Barbara Windsor: a priceless and mischievous stage sensation

Fame is a funny thing. Barbara Windsor will obviously be remembered for the Carry On films and for playing Peggy Mitchell in EastEnders. But she was very much a theatre animal who made her stage debut at the age of 13 in Sleeping Beauty, became a pivotal member of Joan Littlewood’s Theatre Workshop and was playing in panto in her 70s. She even became a character in a play – Terry Johnson’s Cleo, Camping, Emmanuelle and Dick – and one of my treasured memories is of the sound of Windsor’s hearty gurgle at seeing herself impersonated by Samantha Spiro on a National Theatre stage.

She had the priceless gift of being able to project a distinct, unique personality. That made her a natural for Littlewood, who was wary of what she called, in heavily inverted commas, “acting”. Like a lot of the young women at Theatre Workshop, Windsor was previously a performer at Winston’s nightclub in London. “They could all sing, dance, ad lib, change clothes in a matter of seconds,” wrote Littlewood, “and light up the scene.” Barbara Windsor went on lighting up the scene for the rest of her life.
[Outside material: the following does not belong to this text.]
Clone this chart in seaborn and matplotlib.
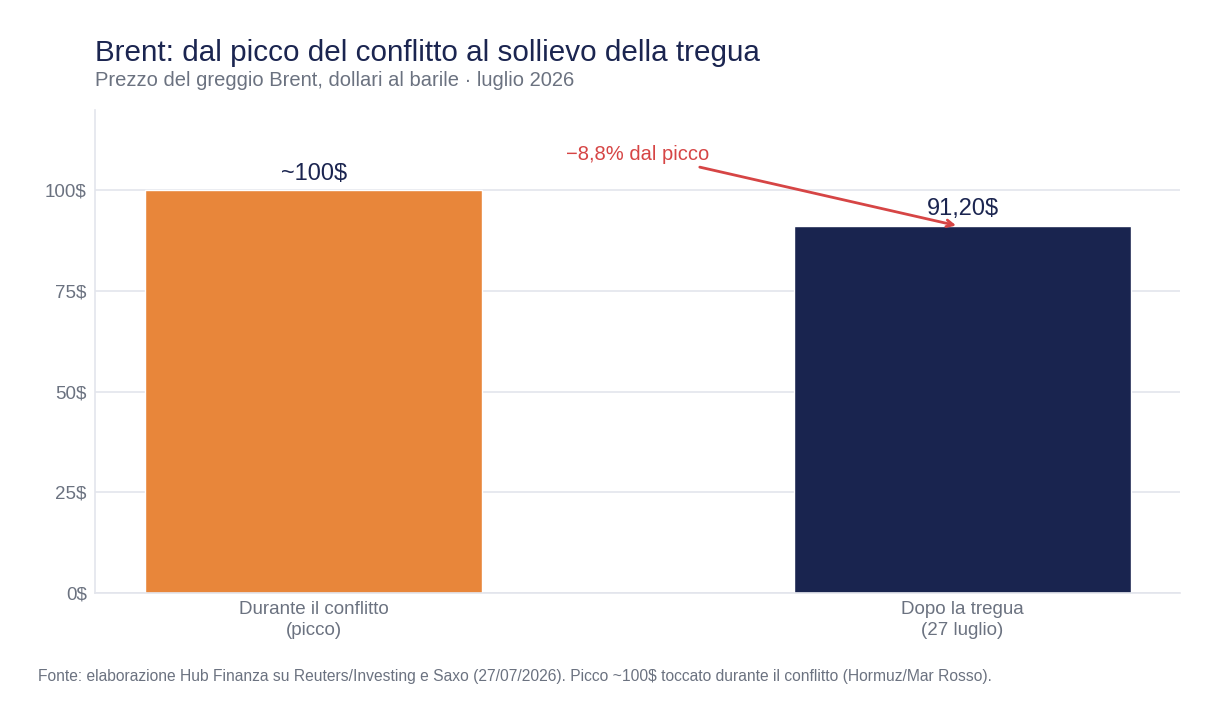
import matplotlib
matplotlib.use('Agg')
import matplotlib.pyplot as plt
import seaborn as sns
import pandas as pd

categories = ['Durante il conflitto\n(picco)', 'Dopo la tregua\n(27 luglio)']
prices = [100.0, 91.2]
bar_labels = ['~100$', '91,20$']
bar_colors = ['#E8863A', '#19244F']
y_ticks = [0, 25, 50, 75, 100]

NAVY = '#1B2550'
GRAY = '#6B7280'
GRID = '#E3E5EC'
RED = '#D64545'

sns.set_theme(style='white')
plt.rcParams['font.family'] = ['Liberation Sans', 'DejaVu Sans']

df = pd.DataFrame({'Fase': categories, 'Prezzo': prices})

fig = plt.figure(figsize=(12.19, 7.23), dpi=100)
ax = fig.add_axes([0.0779, 0.1798, 0.8901, 0.6681])

sns.barplot(data=df, x='Fase', y='Prezzo', hue='Fase', palette=bar_colors,
            width=0.52, legend=False, ax=ax, saturation=1)

for container, lab in zip(ax.containers, bar_labels):
    ax.bar_label(container, labels=[lab], padding=4, fontsize=17, color=NAVY)

ax.set_ylim(0, 120)
ax.set_xlim(-0.337, 1.335)
ax.set_yticks(y_ticks)
ax.set_yticklabels([f'{v}$' for v in y_ticks])
ax.yaxis.grid(True, color=GRID, linewidth=1.2)
ax.set_axisbelow(True)
ax.tick_params(axis='both', length=0, labelsize=13.5, labelcolor=GRAY, pad=6)
for lab in ax.get_xticklabels():
    lab.set_linespacing(1.25)
ax.set_xlabel('')
ax.set_ylabel('')
for side in ['top', 'right']:
    ax.spines[side].set_visible(False)
for side in ['left', 'bottom']:
    ax.spines[side].set_color(GRID)
    ax.spines[side].set_linewidth(1.2)

# annotazione calo dal picco
ax.text(0.5, 108.9, '−8,8% dal picco', ha='center', va='center',
        fontsize=14.5, color=RED)
ax.annotate('', xy=(0.99, 91.3), xytext=(0.595, 105.8),
            arrowprops=dict(arrowstyle='->', color=RED, lw=2,
                            shrinkA=0, shrinkB=0))

fig.text(0.0779, 0.915, 'Brent: dal picco del conflitto al sollievo della tregua',
         fontsize=21.3, color=NAVY, ha='left', va='baseline')
fig.text(0.0779, 0.881, 'Prezzo del greggio Brent, dollari al barile · luglio 2026',
         fontsize=14.5, color=GRAY, ha='left', va='baseline')
fig.text(0.031, 0.058,
         'Fonte: elaborazione Hub Finanza su Reuters/Investing e Saxo (27/07/2026). '
         'Picco ~100$ toccato durante il conflitto (Hormuz/Mar Rosso).',
         fontsize=11.25, color=GRAY, ha='left', va='baseline')

fig.savefig('out.png', dpi=100)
Joan Littlewood with Barbara Windsor in 1964, leaving Heathrow airport for the US.
Joan Littlewood with Barbara Windsor in 1964, leaving Heathrow airport for the US. Photograph: PA

The story goes that when she turned up to audition at the Theatre Royal Stratford East she found herself chatting to an inquisitive charlady who turned out to be Joan herself sussing out the applicants’ personalities. Windsor was immediately cast in 1959 as a jaunty Soho sex worker in the Lionel Bart musical Fings Ain’t Wot They Used T’Be, and, although the show now looks impossibly romantic, it was a huge hit at the time and had a long West End run.
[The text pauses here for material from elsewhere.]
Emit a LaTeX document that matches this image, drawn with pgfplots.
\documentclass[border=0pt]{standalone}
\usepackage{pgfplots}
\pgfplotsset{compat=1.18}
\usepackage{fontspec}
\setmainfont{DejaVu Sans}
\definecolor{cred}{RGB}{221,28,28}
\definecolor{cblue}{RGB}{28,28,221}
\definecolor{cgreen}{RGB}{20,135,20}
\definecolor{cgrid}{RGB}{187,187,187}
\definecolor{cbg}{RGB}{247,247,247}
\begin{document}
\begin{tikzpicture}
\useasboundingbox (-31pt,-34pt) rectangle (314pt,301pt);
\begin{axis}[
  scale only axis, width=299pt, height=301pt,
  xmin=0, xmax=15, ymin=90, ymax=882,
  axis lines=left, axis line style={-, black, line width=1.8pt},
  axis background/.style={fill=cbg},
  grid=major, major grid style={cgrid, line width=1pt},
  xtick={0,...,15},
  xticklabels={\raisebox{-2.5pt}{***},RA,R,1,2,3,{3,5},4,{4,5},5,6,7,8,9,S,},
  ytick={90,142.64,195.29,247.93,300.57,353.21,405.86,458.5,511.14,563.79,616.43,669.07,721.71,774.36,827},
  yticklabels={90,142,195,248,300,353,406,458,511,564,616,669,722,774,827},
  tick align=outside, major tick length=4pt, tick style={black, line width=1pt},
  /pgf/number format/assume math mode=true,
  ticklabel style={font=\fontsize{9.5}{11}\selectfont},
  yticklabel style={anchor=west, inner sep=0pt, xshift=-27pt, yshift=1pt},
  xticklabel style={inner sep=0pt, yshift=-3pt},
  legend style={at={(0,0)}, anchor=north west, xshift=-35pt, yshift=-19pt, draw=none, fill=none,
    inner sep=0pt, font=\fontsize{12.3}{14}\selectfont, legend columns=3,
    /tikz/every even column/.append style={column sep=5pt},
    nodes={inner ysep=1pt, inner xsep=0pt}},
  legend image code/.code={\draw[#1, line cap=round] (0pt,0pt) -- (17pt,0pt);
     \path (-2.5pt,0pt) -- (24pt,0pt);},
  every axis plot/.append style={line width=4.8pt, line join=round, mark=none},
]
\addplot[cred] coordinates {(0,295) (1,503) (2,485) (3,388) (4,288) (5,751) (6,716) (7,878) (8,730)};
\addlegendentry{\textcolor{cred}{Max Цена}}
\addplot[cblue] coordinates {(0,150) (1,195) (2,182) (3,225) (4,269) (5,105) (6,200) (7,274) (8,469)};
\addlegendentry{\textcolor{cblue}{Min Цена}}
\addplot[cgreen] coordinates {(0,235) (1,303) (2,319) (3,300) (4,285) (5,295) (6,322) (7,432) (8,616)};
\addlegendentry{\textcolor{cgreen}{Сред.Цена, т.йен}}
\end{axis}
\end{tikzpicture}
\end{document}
With her musical skills and bubbling mischief, Windsor adapted perfectly to the Theatre Workshop style and in 1964 was asked to go to New York to join the cast of Oh! What a Lovely War. Before she did she took part in a reading of Shakespeare’s Henry IV, which the company had been invited to take to the Edinburgh festival. Following her principle of treating a reading as a shared discovery, Littlewood cast Windsor as Falstaff: an inspired idea that sadly was never seen in public.
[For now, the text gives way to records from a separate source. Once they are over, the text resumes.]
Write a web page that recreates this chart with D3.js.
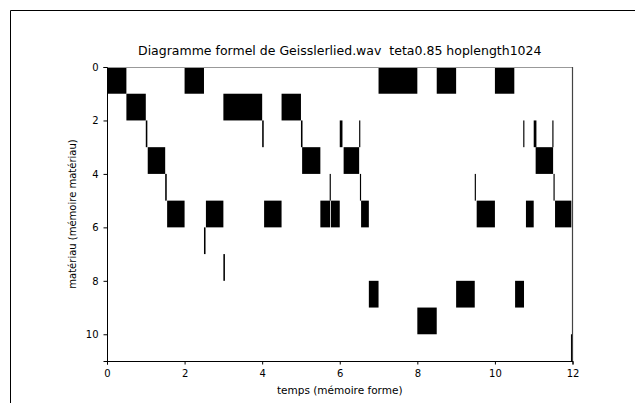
<!DOCTYPE html>
<html><head><meta charset="utf-8">
<script src="https://cdn.jsdelivr.net/npm/d3@7"></script>
<style>body{margin:0;background:#fff}svg{display:block}text{font-family:"DejaVu Sans",sans-serif}</style>
</head><body>
<svg id="c" width="635" height="403"></svg>
<script>
const title = "Diagramme formel de Geisslerlied.wav  teta0.85 hoplength1024";
const xLabel = "temps (mémoire forme)";
const yLabel = "matériau (mémoire matériau)";
const xTicks = [0, 2, 4, 6, 8, 10, 12];
const yTicks = [0, 2, 4, 6, 8, 10];
// segments: material row, start time, end time
const segRow   = [0,0,0,0,0, 1,1,1, 2,2,2,2,2,2,2,2, 3,3,3,3, 4,4,4,4,4, 5,5,5,5,5,5,5,5,5, 6, 7, 8,8,8, 9, 10];
const segStart = [0,2.0,7.0,8.5,10.0, 0.5,3.0,4.5, 1.0,4.0,5.0,6.0,6.5,10.73,11.0,11.48, 1.05,5.03,6.1,11.05, 1.5,5.74,6.52,9.48,11.51, 1.55,2.55,4.05,5.5,5.77,6.55,9.53,10.8,11.55, 2.5, 3.0, 6.75,9.0,10.52, 8.0, 11.96];
const segEnd   = [0.5,2.5,8.0,9.0,10.5, 1.0,4.0,5.0, 1.04,4.04,5.04,6.07,6.53,10.76,11.07,11.51, 1.5,5.5,6.5,11.5, 1.54,5.77,6.55,9.51,11.54, 2.0,3.0,4.5,5.75,6.0,6.75,10.0,11.0,11.97, 2.54, 3.04, 7.0,9.48,10.75, 8.5, 12.0];

const svg = d3.select("#c");
const L = 107, R = 572.5, T = 67, B = 361;
const x = d3.scaleLinear().domain([0, 12]).range([L, R]);
const y = d3.scaleLinear().domain([0, 11]).range([T, B]);

// outer frame
svg.append("path").attr("d", `M10.5,403 V10.5 H635`).attr("fill","none").attr("stroke","#000").attr("stroke-width",1);

const segs = segRow.map((r,i)=>({r, s:segStart[i], e:segEnd[i]}));
svg.append("g").selectAll("rect").data(segs).join("rect")
  .attr("x", d=>x(d.s)).attr("width", d=>Math.max(1, x(d.e)-x(d.s)))
  .attr("y", d=>y(d.r)).attr("height", d=>y(d.r+1)-y(d.r))
  .attr("fill","#000");

// spines
svg.append("line").attr("x1",L).attr("x2",R).attr("y1",T+0.5).attr("y2",T+0.5).attr("stroke","#999");
svg.append("line").attr("x1",R).attr("x2",R).attr("y1",T).attr("y2",B).attr("stroke","#444").attr("stroke-width",1.2);

const xa = svg.append("g").attr("transform",`translate(0,${B})`)
  .call(d3.axisBottom(x).tickValues(xTicks).tickSize(3.5).tickPadding(5).tickFormat(d3.format("d")));
const ya = svg.append("g").attr("transform",`translate(${L},0)`)
  .call(d3.axisLeft(y).tickValues(yTicks).tickSize(3.5).tickPadding(5).tickFormat(d3.format("d")));
[xa, ya].forEach(a=>{
  a.select(".domain").attr("stroke","#000").attr("stroke-width",1);
  a.selectAll("text").attr("font-size",10).attr("fill","#000");
  a.selectAll(".tick line").attr("stroke","#000");
});

svg.append("text").attr("x",(L+R)/2).attr("y",55).attr("text-anchor","middle")
  .style("white-space","pre").attr("font-size",12.5).text(title);
svg.append("text").attr("x",(L+R)/2).attr("y",394).attr("text-anchor","middle")
  .attr("font-size",10.5).text(xLabel);
svg.append("text").attr("transform",`translate(76,${(T+B)/2}) rotate(-90)`).attr("text-anchor","middle")
  .attr("font-size",10).text(yLabel);
</script>
</body></html>
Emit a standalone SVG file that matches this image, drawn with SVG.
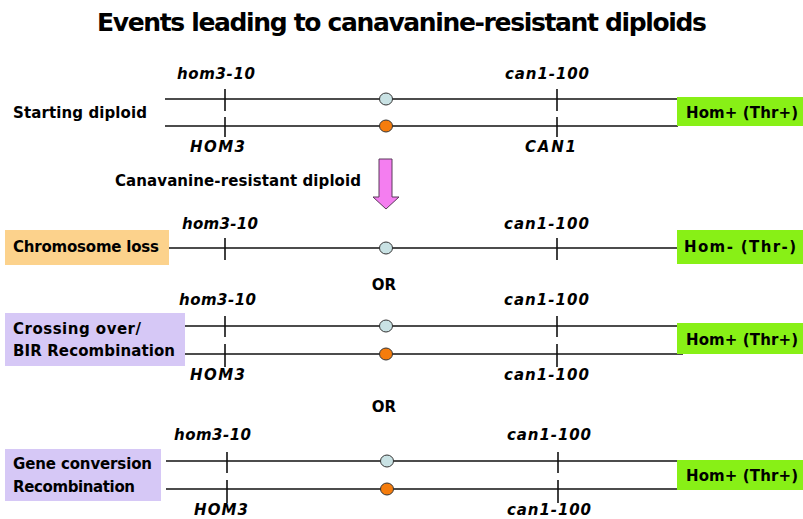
<svg xmlns="http://www.w3.org/2000/svg" width="803" height="519" viewBox="0 0 803 519">
  <defs>
    <style>
      .t { font-family: "DejaVu Sans", "Liberation Sans", sans-serif; font-weight: bold; fill: #000; }
      .title { font-size: 25px; }
      .lab { font-size: 15px; }
      .gene { font-size: 15px; font-style: italic; }
      .chr { stroke: #111; stroke-width: 1.6; fill: none; }
      .tick { stroke: #111; stroke-width: 1.6; }
      .cb { fill: #c9e2e4; stroke: #333; stroke-width: 1; }
      .co { fill: #f57c0c; stroke: #333; stroke-width: 1; }
      .green { fill: #88f016; }
      .purple { fill: #d6c8f6; }
      .orange { fill: #fcd28c; }
    </style>
  </defs>
  <rect width="803" height="519" fill="#fff"/>

  <text id="title" class="t title" x="402" y="31" text-anchor="middle" textLength="610">Events leading to canavanine-resistant diploids</text>

  <g id="connectors">
    <!-- section 1 -->
    <line class="chr" x1="165" y1="99" x2="678" y2="99"/>
    <line class="chr" x1="165" y1="126" x2="678" y2="126"/>
    <line class="tick" x1="225" y1="89" x2="225" y2="111"/>
    <line class="tick" x1="225" y1="117" x2="225" y2="137"/>
    <line class="tick" x1="557" y1="89" x2="557" y2="111"/>
    <line class="tick" x1="557" y1="117" x2="557" y2="137"/>
    <!-- section 2 -->
    <line class="chr" x1="169" y1="248" x2="678" y2="248"/>
    <line class="tick" x1="225" y1="238" x2="225" y2="260"/>
    <line class="tick" x1="557" y1="238" x2="557" y2="260"/>
    <!-- section 3 -->
    <line class="chr" x1="185" y1="326" x2="683" y2="326"/>
    <line class="chr" x1="185" y1="354" x2="683" y2="354"/>
    <line class="tick" x1="225" y1="316" x2="225" y2="337"/>
    <line class="tick" x1="225" y1="344" x2="225" y2="367"/>
    <line class="tick" x1="557" y1="316" x2="557" y2="337"/>
    <line class="tick" x1="557" y1="344" x2="557" y2="367"/>
    <!-- section 4 -->
    <line class="chr" x1="166" y1="461" x2="678" y2="461"/>
    <line class="chr" x1="166" y1="489" x2="678" y2="489"/>
    <line class="tick" x1="227" y1="452" x2="227" y2="473"/>
    <line class="tick" x1="227" y1="480" x2="227" y2="503"/>
    <line class="tick" x1="558" y1="452" x2="558" y2="473"/>
    <line class="tick" x1="558" y1="480" x2="558" y2="503"/>
  </g>

  <g id="centromeres">
    <ellipse class="cb" cx="386" cy="99" rx="6.5" ry="6"/>
    <ellipse class="co" cx="386" cy="126" rx="6.5" ry="6"/>
    <ellipse class="cb" cx="386" cy="248" rx="6.5" ry="6"/>
    <ellipse class="cb" cx="386" cy="326" rx="6.5" ry="6"/>
    <ellipse class="co" cx="386" cy="354" rx="6.5" ry="6"/>
    <ellipse class="cb" cx="387" cy="461" rx="6.5" ry="6"/>
    <ellipse class="co" cx="387" cy="489" rx="6.5" ry="6"/>
  </g>

  <g id="starting">
    <text class="t lab" x="13" y="118" textLength="134">Starting diploid</text>
    <text class="t gene" x="177" y="79" textLength="78">hom3-10</text>
    <text class="t gene" x="505" y="79" textLength="84">can1-100</text>
    <text class="t gene" x="190" y="152" textLength="55">HOM3</text>
    <text class="t gene" x="525" y="152" textLength="51">CAN1</text>
  </g>
  <g id="starting-pheno">
    <rect class="green" x="677" y="97" width="126" height="29"/>
    <text class="t lab" x="686" y="118" textLength="112">Hom+ (Thr+)</text>
  </g>

  <g id="arrow">
    <path d="M379,159 L392,159 L392,197 L399,197 L386,209 L373,197 L379,197 Z" fill="#f47ef0" stroke="#5a3a5a" stroke-width="1"/>
    <text class="t lab" x="115" y="186" textLength="246">Canavanine-resistant diploid</text>
  </g>

  <g id="chromosome-loss">
    <rect class="orange" x="5" y="230" width="164" height="35"/>
    <text class="t lab" x="13" y="252" textLength="146">Chromosome loss</text>
    <text class="t gene" x="182" y="229" textLength="76">hom3-10</text>
    <text class="t gene" x="504" y="229" textLength="85">can1-100</text>
  </g>
  <g id="loss-pheno">
    <rect class="green" x="677" y="230" width="126" height="34"/>
    <text class="t lab" x="684" y="252" textLength="112">Hom- (Thr-)</text>
  </g>

  <text id="or1" class="t lab" x="384" y="290" text-anchor="middle">OR</text>

  <g id="crossing-over">
    <rect class="purple" x="5" y="313" width="180" height="53"/>
    <text class="t lab" x="13" y="334" textLength="128">Crossing over/</text>
    <text class="t lab" x="13" y="356" textLength="162">BIR Recombination</text>
    <text class="t gene" x="179" y="305" textLength="77">hom3-10</text>
    <text class="t gene" x="504" y="305" textLength="85">can1-100</text>
    <text class="t gene" x="190" y="380" textLength="55">HOM3</text>
    <text class="t gene" x="504" y="380" textLength="85">can1-100</text>
  </g>
  <g id="crossing-pheno">
    <rect class="green" x="677" y="323" width="126" height="31"/>
    <text class="t lab" x="686" y="345" textLength="112">Hom+ (Thr+)</text>
  </g>

  <text id="or2" class="t lab" x="384" y="412" text-anchor="middle">OR</text>

  <g id="gene-conversion">
    <rect class="purple" x="5" y="449" width="156" height="52"/>
    <text class="t lab" x="13" y="469" textLength="139">Gene conversion</text>
    <text class="t lab" x="13" y="492" textLength="122">Recombination</text>
    <text class="t gene" x="174" y="440" textLength="77">hom3-10</text>
    <text class="t gene" x="507" y="440" textLength="84">can1-100</text>
    <text class="t gene" x="194" y="515" textLength="54">HOM3</text>
    <text class="t gene" x="507" y="515" textLength="84">can1-100</text>
  </g>
  <g id="conversion-pheno">
    <rect class="green" x="677" y="460" width="126" height="30"/>
    <text class="t lab" x="686" y="481" textLength="112">Hom+ (Thr+)</text>
  </g>
</svg>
Windsor’s last work for Littlewood was in the ill-fated Lionel Bart musical Twang!!, which quickly went thud. It is significant that the sharp-witted Windsor was quietly critical of Littlewood’s injunction to the dancers to do their own thing: she knew that chorus work requires discipline. But, post Twang!!, her own career flourished. She was sensational in a West End production of The Threepenny Opera playing Lucy Brown as a pint-sized termagant opposite the imposingly tall Vanessa Redgrave as Polly Peachum.

In 1970 she played the music-hall legend Marie Lloyd in Sing a Rude Song, first at Greenwich theatre and then in the West End. It was once said of Lloyd that she had a heart as big as Waterloo station and you felt the remark could equally well be applied to Windsor. In later years she also twice played the voracious landlady in Joe Orton’s Entertaining Mr Sloane as well as being a regular in panto around the country. Her fame may have rested on film and TV work but her effervescence was essentially theatrical.